What is Glimpse? I’ve been trying to figure that out. At first, I thought it was the clearest evidence that Good had been certified big league—having spawned this knockoff from the deep-pocketed National Geographic Association. But, Glimpse is not quite Good (in more ways than one, actually). Nor is it quite a knock-off of Co-Op America’s quarterly, although both have much the same focus on international sustainability and travel, and both are aimed at the college-aged.
Whatever they’re up to, the result is an odd, almost random mix of stuff. Who would guess that behind the screaming jackal of a head on the cover would lie multiple foodie pieces, reviews of boy bands, and a step-by-step pictorial on how to Rumba? Oh, the promised democracy package is there, too, but articles about working with activists oversees, the underside of democratic transformation, and the military coup that brought Pinochet to power are combined with benign snapshots of scenic foreign locales and colorful natives, relevant to the text only in that they are probably from the same country. It’s packaged up with a typeface so cuddly you could sleep with it, and decorated with cheerful Reds and Yellows. The whole magazine is kind of like the travel section of your local paper and a high school social studies text were thrown together and set to purée.
And, will it blend? Yes, but don’t breath in the smoke. Robert Hughes once described the East Wing of the National Gallery—in his estimation a more effective architectural statement than an art museum—as being like a church where one has the option not to pray. Glimpse also provides an easy opt-out, it’s the magazine for international activists with sunny, optimistic dispositions, and other, more pressing priorities.
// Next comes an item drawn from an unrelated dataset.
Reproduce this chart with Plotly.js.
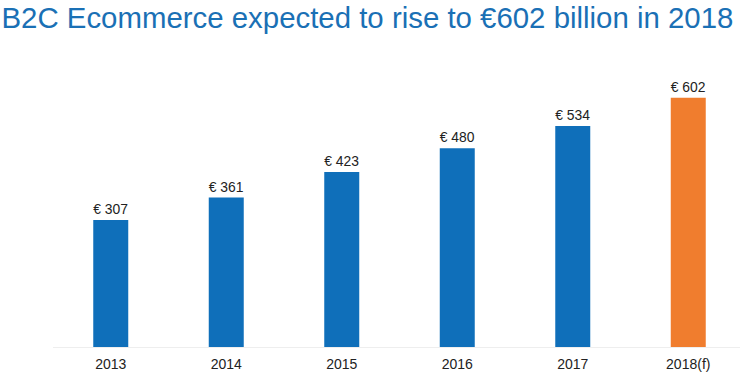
<!DOCTYPE html>
<html>
<head>
<meta charset="utf-8">
<script src="https://cdn.plot.ly/plotly-3.0.1.min.js"></script>
<style>html,body{margin:0;padding:0;background:#fff;}#chart{width:740px;height:378px;}</style>
</head>
<body>
<div id="chart"></div>
<script>
var categories = ["2013", "2014", "2015", "2016", "2017", "2018(f)"];
var values = [307, 361, 423, 480, 534, 602];
var labels = ["€ 307", "€ 361", "€ 423", "€ 480", "€ 534", "€ 602"];
var barColors = ["#0f6fba", "#0f6fba", "#0f6fba", "#0f6fba", "#0f6fba", "#f07d2e"];

var trace = {
  type: "bar",
  x: categories,
  y: values,
  text: labels,
  textposition: "outside",
  cliponaxis: false,
  textfont: {family: "Liberation Sans, Arial, sans-serif", size: 14, color: "#222"},
  marker: {color: barColors},
  hoverinfo: "none"
};

var layout = {
  width: 740,
  height: 378,
  margin: {l: 53, r: 0, t: 78, b: 31},
  paper_bgcolor: "#ffffff",
  plot_bgcolor: "#ffffff",
  showlegend: false,
  bargap: 0.697,
  title: {
    text: "B2C Ecommerce expected to rise to €602 billion in 2018",
    font: {family: "Liberation Sans, Arial, sans-serif", size: 29.4, color: "#1a70b5"},
    xref: "container", yref: "container",
    x: 0.002, xanchor: "left",
    y: 0.953, yanchor: "middle"
  },
  xaxis: {
    type: "category",
    range: [-0.5, 5.448],
    showgrid: false,
    showline: true,
    linecolor: "#eeeeee",
    linewidth: 1,
    ticks: "",
    ticklabelstandoff: 4,
    tickfont: {family: "Liberation Sans, Arial, sans-serif", size: 14, color: "#222"},
    fixedrange: true
  },
  yaxis: {
    range: [0, 650],
    visible: false,
    showgrid: false,
    zeroline: false,
    fixedrange: true
  }
};

Plotly.newPlot("chart", [trace], layout, {displayModeBar: false, staticPlot: true});
</script>
</body>
</html>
None of this is to say that serious topics and amusements can’t be combined—nearly all serious magazines do it to some degree and there are lots of models for doing it effectively—Harper’s Good, and Wired all come to mind. But the Glimpse take seems to be that serious news should be delivered with a smirk and wink, and that doesn’t work nearly as well.
Glimpse, and the Glimpse site had a life before NatGeo’s involvement—the current “vol1 issue1″ is just the first under the new partnership, with the requisite new branding and enhanced newsstand presence. It will be interesting to see how this magazine evolves—whether the confused result is the product of blended corporate cultures, and if so, which set of values will win out.
The front section reprieves grunge typography.
The Fire and Rice article came out of the organization’s community Web site, as did much of the other content.